EXCERPTED RECORDS:
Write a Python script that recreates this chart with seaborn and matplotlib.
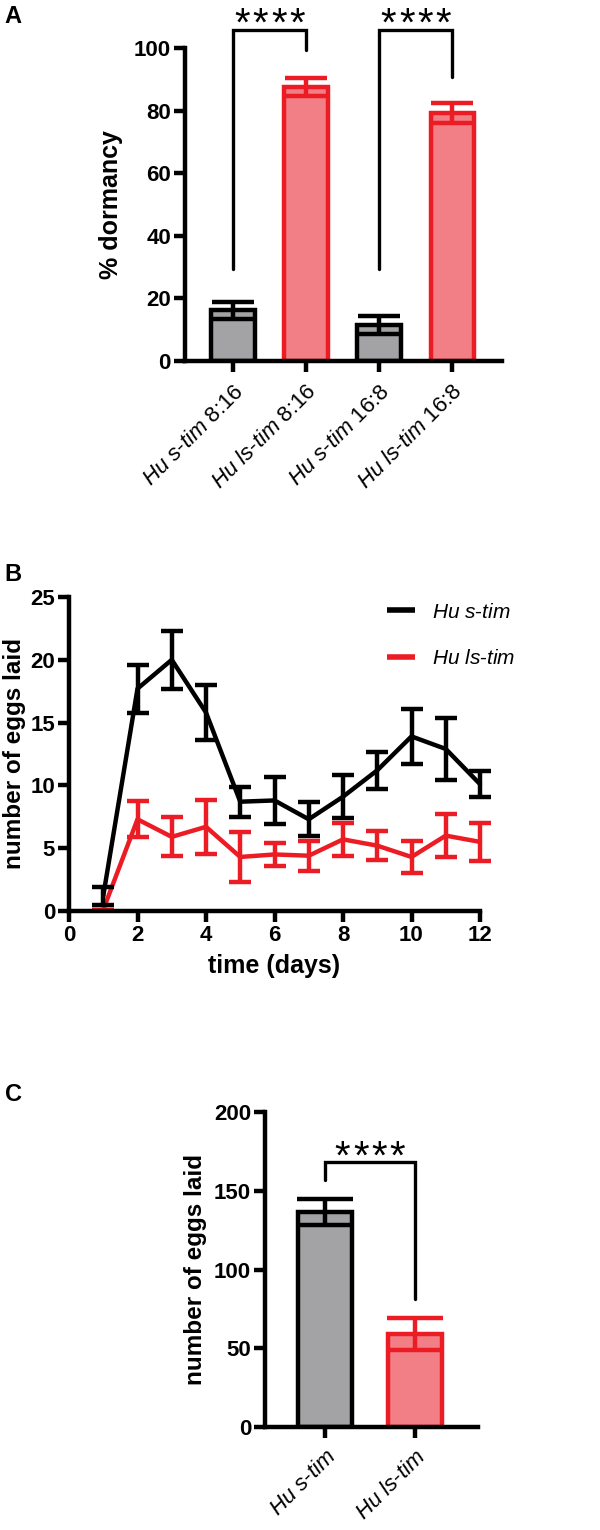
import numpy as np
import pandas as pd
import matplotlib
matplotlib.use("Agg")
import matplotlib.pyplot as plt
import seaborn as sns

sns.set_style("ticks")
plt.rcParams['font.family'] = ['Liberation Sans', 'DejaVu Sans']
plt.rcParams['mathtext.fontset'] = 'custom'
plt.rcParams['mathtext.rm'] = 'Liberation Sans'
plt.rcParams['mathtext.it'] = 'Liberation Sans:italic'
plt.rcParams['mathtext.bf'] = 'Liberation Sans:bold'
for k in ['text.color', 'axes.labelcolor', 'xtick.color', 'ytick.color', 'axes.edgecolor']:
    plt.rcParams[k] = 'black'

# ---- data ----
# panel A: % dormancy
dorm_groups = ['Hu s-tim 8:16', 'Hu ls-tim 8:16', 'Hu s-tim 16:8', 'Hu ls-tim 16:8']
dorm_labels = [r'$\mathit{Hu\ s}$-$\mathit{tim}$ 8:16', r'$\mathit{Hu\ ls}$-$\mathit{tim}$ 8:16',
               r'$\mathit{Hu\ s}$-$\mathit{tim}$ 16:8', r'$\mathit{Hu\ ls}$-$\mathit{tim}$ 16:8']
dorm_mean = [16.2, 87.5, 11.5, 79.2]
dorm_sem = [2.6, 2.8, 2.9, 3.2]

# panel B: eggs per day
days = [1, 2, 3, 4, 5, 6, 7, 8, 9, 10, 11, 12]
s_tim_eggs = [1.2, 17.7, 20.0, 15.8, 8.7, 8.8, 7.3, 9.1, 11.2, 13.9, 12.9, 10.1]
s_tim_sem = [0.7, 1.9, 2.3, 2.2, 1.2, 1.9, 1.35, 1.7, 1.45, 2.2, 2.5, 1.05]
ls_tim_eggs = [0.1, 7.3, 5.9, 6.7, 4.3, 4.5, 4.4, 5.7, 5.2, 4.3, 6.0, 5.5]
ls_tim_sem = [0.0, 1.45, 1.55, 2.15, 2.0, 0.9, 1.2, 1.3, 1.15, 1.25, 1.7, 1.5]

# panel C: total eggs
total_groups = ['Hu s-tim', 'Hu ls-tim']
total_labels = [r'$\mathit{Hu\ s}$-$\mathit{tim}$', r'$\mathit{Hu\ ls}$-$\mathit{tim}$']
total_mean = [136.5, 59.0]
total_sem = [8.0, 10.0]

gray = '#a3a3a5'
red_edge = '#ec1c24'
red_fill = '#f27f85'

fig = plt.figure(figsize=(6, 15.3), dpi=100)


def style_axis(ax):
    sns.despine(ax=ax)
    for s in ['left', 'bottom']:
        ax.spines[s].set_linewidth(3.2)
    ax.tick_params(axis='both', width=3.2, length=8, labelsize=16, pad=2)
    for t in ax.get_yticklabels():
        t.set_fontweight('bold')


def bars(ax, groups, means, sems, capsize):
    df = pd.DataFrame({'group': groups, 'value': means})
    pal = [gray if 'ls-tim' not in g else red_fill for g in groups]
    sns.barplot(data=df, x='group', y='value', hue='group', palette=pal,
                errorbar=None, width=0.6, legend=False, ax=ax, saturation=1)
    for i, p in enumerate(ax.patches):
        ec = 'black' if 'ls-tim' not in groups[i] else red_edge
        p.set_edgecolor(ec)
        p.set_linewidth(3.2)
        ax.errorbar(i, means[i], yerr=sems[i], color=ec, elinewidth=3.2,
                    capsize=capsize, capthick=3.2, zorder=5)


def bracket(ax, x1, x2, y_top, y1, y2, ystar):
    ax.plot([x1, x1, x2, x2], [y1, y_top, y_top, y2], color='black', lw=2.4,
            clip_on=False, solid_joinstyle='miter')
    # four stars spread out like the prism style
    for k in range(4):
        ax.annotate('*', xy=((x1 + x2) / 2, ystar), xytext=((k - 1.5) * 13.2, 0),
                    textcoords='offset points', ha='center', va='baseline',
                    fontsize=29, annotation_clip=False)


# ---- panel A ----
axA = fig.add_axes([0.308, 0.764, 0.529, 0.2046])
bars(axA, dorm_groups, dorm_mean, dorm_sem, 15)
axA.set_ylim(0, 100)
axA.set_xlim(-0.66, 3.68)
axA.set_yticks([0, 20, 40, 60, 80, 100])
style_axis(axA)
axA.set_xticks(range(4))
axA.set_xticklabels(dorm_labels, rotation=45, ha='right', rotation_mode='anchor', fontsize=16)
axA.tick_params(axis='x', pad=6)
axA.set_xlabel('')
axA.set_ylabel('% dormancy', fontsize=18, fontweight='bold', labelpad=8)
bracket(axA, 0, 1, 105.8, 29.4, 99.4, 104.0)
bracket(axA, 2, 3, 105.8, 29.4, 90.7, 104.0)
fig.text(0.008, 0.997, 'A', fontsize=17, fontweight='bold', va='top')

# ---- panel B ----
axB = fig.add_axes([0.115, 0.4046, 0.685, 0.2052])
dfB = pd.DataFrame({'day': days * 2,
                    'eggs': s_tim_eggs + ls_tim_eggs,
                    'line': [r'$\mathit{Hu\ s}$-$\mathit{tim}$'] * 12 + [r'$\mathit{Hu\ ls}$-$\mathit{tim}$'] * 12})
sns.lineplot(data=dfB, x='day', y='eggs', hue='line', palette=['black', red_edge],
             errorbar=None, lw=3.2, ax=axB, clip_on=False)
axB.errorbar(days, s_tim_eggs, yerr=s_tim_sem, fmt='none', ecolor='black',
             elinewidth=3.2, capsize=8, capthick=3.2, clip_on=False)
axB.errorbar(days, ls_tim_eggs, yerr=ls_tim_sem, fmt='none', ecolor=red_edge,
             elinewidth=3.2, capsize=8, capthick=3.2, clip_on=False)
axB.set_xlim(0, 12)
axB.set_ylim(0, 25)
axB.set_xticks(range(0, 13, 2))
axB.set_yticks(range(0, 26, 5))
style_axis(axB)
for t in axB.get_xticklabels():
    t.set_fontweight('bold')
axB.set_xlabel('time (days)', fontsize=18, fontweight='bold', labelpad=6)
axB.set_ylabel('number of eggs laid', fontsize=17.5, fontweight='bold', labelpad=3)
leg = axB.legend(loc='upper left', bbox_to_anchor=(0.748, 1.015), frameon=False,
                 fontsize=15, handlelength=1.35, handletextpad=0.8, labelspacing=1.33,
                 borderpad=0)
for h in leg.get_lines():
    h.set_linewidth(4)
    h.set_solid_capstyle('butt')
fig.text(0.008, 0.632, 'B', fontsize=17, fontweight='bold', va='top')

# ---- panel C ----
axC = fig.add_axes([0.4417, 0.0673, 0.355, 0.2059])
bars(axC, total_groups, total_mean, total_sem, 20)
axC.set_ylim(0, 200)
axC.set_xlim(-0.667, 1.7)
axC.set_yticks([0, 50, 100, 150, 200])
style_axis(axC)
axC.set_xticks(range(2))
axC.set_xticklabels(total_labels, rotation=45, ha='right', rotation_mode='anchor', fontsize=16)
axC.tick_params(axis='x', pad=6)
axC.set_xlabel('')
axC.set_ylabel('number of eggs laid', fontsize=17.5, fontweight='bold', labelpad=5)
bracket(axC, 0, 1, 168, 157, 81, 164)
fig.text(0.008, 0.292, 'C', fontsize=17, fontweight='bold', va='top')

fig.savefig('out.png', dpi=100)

--

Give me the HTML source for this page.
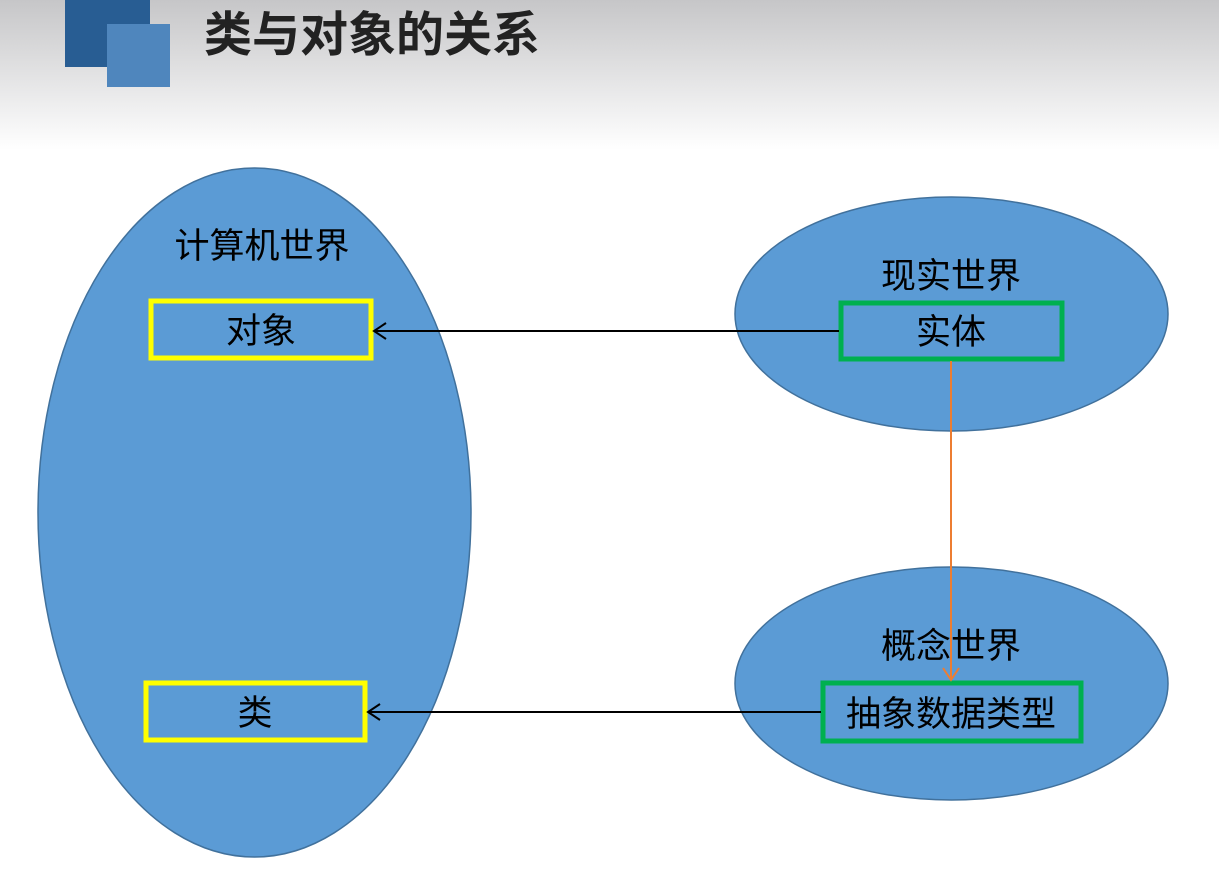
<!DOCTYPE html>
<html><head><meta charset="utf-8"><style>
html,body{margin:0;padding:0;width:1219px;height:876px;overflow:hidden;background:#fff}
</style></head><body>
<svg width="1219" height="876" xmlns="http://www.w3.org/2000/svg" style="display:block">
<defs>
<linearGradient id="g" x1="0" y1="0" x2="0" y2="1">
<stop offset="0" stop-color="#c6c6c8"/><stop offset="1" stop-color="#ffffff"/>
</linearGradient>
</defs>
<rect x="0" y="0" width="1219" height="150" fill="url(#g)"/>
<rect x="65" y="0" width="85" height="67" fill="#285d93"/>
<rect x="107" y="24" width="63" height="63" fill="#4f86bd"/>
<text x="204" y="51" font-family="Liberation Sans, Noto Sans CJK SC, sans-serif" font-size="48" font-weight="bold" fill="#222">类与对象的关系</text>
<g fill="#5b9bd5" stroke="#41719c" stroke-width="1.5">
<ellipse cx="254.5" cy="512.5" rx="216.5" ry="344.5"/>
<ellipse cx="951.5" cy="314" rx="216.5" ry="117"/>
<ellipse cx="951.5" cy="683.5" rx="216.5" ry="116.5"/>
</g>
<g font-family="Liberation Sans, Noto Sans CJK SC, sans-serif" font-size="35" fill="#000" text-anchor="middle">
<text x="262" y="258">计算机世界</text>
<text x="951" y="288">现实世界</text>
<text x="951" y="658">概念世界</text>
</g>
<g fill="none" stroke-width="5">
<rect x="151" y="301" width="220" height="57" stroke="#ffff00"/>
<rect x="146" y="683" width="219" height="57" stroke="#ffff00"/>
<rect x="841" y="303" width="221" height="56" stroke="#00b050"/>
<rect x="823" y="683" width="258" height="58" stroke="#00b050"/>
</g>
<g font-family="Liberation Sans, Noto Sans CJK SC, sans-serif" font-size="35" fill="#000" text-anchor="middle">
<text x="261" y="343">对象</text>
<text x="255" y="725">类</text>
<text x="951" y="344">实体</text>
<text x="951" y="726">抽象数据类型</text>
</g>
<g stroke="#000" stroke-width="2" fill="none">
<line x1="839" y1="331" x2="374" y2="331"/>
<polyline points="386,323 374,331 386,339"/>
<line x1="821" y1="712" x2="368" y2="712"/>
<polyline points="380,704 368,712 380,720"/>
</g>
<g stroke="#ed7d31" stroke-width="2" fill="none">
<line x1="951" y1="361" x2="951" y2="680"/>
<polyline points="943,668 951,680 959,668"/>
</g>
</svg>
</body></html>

...

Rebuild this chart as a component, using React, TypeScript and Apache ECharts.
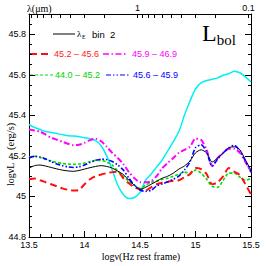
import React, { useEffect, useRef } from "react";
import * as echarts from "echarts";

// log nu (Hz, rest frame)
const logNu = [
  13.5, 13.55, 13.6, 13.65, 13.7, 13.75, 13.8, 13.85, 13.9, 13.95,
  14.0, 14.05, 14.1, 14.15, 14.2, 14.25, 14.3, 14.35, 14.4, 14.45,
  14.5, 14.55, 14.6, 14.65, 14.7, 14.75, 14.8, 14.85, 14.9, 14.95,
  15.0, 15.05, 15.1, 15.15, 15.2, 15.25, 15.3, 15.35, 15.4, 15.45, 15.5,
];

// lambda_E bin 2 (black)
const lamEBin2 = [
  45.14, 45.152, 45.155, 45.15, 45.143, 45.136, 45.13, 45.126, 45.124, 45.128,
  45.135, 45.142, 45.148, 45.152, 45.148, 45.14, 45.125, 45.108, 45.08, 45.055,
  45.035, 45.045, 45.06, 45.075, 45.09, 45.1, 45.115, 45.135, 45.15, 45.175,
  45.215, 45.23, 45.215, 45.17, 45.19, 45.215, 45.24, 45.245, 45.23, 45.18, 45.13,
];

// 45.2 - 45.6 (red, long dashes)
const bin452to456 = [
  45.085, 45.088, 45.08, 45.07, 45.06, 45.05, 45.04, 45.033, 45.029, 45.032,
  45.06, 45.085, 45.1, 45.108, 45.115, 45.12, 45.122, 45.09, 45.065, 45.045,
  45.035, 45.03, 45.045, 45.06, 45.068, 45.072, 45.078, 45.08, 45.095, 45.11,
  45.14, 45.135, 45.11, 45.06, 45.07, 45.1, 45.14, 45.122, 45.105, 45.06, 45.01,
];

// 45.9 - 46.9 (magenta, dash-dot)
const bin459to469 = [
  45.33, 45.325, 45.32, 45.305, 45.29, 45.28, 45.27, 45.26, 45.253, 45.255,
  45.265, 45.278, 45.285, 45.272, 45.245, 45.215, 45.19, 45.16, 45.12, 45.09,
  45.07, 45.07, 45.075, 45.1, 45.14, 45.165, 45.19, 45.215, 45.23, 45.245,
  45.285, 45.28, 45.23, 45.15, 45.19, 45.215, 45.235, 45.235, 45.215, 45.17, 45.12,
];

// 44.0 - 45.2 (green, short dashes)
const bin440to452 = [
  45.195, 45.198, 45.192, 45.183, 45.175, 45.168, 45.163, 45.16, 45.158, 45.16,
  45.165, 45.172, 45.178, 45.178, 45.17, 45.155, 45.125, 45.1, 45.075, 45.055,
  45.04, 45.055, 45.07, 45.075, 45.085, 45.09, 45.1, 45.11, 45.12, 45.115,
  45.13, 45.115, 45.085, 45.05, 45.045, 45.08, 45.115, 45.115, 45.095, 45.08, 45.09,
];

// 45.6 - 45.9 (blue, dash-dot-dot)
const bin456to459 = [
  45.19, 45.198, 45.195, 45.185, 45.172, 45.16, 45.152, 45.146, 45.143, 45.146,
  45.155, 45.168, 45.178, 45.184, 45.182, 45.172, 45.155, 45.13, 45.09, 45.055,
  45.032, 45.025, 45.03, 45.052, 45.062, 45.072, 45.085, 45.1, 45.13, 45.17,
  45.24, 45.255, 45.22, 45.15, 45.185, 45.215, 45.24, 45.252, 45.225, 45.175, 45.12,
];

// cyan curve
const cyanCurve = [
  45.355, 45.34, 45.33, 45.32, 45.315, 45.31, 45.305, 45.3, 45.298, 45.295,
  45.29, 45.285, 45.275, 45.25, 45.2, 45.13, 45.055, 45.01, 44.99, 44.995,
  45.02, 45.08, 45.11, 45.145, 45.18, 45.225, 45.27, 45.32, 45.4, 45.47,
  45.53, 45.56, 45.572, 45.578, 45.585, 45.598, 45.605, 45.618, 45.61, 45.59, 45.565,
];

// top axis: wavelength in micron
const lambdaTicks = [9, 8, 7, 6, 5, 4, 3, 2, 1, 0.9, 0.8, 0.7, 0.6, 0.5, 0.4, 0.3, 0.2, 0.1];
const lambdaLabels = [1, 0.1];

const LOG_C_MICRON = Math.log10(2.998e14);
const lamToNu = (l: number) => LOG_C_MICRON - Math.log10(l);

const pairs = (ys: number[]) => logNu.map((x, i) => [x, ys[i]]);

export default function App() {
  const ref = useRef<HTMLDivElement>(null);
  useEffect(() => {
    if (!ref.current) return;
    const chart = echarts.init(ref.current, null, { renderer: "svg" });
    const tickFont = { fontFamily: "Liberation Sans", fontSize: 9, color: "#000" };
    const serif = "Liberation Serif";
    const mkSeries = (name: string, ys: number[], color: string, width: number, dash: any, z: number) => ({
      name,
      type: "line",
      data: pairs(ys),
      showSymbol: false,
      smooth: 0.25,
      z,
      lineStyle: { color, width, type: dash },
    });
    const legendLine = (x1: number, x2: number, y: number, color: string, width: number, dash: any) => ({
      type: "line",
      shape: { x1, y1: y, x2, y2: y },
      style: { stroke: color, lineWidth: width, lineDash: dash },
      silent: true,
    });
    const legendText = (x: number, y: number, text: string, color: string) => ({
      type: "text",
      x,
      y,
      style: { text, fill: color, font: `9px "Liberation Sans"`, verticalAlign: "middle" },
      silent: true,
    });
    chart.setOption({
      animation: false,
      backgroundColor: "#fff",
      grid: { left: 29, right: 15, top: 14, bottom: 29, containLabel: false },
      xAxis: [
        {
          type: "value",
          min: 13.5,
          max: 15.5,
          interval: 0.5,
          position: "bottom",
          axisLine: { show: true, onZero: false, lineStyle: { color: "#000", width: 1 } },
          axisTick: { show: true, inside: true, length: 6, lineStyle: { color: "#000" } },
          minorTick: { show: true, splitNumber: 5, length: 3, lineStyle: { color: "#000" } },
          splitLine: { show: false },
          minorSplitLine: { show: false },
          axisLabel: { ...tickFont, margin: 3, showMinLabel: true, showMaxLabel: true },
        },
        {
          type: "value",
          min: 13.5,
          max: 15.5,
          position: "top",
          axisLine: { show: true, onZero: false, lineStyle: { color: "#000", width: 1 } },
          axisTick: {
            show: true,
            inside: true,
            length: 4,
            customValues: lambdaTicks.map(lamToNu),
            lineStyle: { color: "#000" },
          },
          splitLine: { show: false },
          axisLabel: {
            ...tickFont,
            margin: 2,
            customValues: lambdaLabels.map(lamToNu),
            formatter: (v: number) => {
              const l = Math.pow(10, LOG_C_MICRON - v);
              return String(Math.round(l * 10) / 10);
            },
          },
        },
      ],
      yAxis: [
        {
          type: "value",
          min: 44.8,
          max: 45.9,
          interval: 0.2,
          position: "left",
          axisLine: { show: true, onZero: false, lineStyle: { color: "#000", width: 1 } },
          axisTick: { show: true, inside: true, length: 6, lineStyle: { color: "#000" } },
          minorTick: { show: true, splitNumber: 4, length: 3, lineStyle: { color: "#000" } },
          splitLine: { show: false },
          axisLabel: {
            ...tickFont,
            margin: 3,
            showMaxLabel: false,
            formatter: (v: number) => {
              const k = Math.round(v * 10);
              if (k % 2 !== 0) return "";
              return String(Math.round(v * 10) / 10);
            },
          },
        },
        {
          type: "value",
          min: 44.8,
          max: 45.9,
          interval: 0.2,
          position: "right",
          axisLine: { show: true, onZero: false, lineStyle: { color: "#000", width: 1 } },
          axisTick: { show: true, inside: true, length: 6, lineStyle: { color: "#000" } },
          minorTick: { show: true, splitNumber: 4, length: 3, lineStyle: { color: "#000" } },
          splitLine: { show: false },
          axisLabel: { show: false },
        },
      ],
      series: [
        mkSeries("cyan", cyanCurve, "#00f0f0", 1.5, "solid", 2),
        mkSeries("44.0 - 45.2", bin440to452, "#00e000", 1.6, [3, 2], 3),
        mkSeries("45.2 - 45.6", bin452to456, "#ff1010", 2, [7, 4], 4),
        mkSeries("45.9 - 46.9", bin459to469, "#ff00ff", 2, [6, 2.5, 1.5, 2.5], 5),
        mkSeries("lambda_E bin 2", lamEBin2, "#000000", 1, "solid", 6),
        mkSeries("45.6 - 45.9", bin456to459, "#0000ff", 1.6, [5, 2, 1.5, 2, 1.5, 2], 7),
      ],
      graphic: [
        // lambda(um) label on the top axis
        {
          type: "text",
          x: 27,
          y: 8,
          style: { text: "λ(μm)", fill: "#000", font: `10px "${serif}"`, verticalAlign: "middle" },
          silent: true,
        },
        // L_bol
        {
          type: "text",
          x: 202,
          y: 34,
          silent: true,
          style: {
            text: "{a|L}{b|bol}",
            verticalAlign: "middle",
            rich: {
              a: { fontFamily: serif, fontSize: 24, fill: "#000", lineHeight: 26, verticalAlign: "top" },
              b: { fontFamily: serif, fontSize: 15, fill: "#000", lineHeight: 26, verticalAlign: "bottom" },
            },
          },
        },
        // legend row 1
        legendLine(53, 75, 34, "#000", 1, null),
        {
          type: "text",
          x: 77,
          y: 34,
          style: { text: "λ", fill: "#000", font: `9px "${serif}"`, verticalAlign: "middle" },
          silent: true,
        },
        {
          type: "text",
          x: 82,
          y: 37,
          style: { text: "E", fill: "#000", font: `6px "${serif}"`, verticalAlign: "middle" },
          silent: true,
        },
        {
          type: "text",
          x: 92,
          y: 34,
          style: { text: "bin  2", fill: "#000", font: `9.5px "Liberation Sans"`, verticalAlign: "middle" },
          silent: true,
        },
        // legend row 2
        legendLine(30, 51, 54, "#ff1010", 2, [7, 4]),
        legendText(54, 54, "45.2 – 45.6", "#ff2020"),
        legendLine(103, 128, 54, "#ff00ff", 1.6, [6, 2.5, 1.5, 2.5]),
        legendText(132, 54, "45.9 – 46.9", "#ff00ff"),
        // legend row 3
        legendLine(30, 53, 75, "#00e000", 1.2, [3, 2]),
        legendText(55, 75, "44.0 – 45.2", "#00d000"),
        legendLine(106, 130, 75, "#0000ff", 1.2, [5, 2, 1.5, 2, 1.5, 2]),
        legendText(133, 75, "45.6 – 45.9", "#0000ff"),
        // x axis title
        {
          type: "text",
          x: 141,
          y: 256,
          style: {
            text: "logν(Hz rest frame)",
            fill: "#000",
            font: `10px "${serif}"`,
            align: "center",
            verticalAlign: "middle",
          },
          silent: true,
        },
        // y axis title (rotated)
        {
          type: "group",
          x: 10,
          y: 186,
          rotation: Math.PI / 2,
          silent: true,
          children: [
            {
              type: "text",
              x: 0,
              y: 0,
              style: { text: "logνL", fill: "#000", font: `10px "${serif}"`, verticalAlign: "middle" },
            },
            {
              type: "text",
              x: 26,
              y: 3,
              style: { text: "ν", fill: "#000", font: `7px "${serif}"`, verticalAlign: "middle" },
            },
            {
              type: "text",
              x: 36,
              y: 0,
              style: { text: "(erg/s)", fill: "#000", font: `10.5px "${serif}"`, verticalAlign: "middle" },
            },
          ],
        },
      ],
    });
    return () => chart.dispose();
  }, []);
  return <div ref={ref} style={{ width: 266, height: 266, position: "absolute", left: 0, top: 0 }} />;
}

TASK DESCRIPTION:
Exactly as they stand, quote the lines beginning with the one that contains "Rebuild this chart" and ending with the one that contains "import * as", with no pictures.

RESPONSE TO THIS TASK:
Rebuild this chart as a component, using React, TypeScript and Apache ECharts.
import React, { useEffect, useRef } from "react";
import * as echarts from "echarts";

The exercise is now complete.